I read a ton of posts and Amazon changed order history to now be a special request that they say will be processed in days. You can do this if you have the time – go to your account, scroll down to the bottom and look for “Manage Your Data” and then find “Request Your Data” — or click here. One of the options is “Your Orders”.

Well, it’s been a day and still nothing. I don’t have time for this BS and if you search there are plenty of other ticked off people but for whatever reason, Amazon will not relent.

Now, here’s the tip – there is a legit Chrome extension called “Amazon Order History Reporter” by Philip Mulcahy. Now, you do need to use Chrome to use this – click here to read more and install it.

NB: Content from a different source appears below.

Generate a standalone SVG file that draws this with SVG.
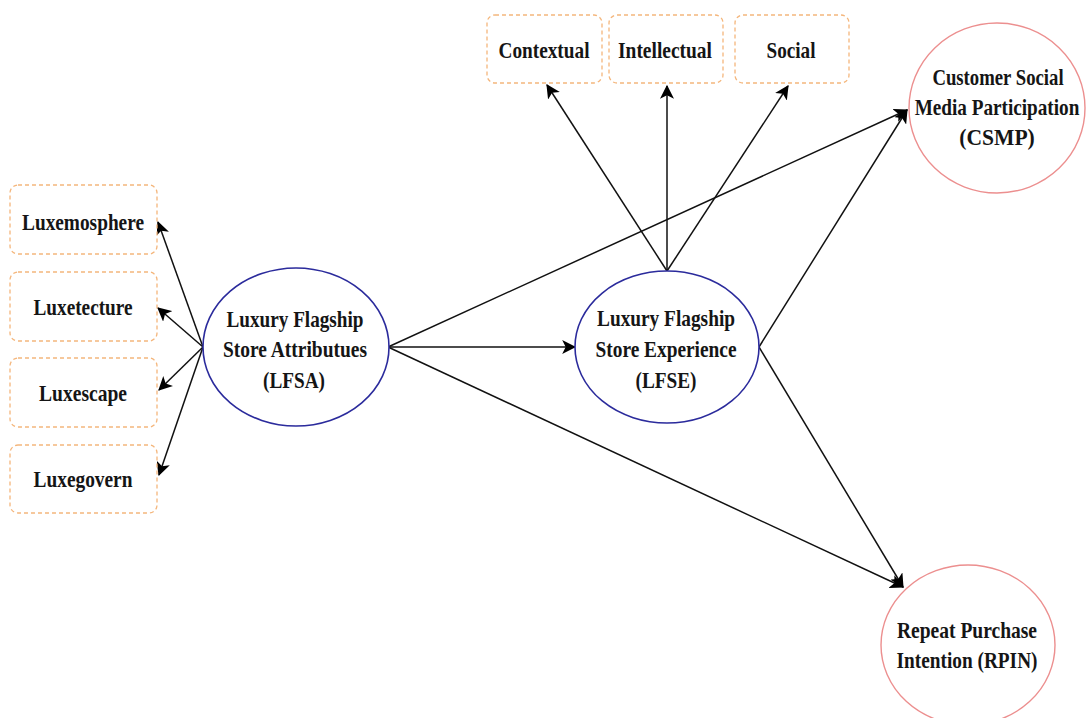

I thought I would be a manly man and not read the instructions. I quickly found out that it has a different way of working – not bad, just different so I went back and read the instructions and it works fine. Click here to read them and follow the steps – everything was smooth after that.

So, click here to read the instructions and the only thing I would add is you navigate to Amazon Order History – where you see all of your orders. Then, run the Amazon Order History Reporter extension – it will as you for what year you want the data and slowly create a table. It’s not a speed demon but that is fine – it was did in 10 minutes what was going to take me 2-3 hours if I had to do it manually.

Once the table is drawn, there is a an option button in the top left to download a CSV (Comma Separated Value) file that Excel an import.

It gave me all I needed – date, what was ordered, total and what credit card I used plus a number of extra fields that I didn’t need but others might.

Get it. Like I said above, I even paid the requested $7.95.

Conclusion

So, Amazon, this was a really uncool move on your part. Philip, thank you. You saved me a ton of time.

If you are reading this because Amazon’s move has left you in a jam, take a look at this extension — it works and is totally worth $7.95/year. I’ll be using it again next tax season I am sure.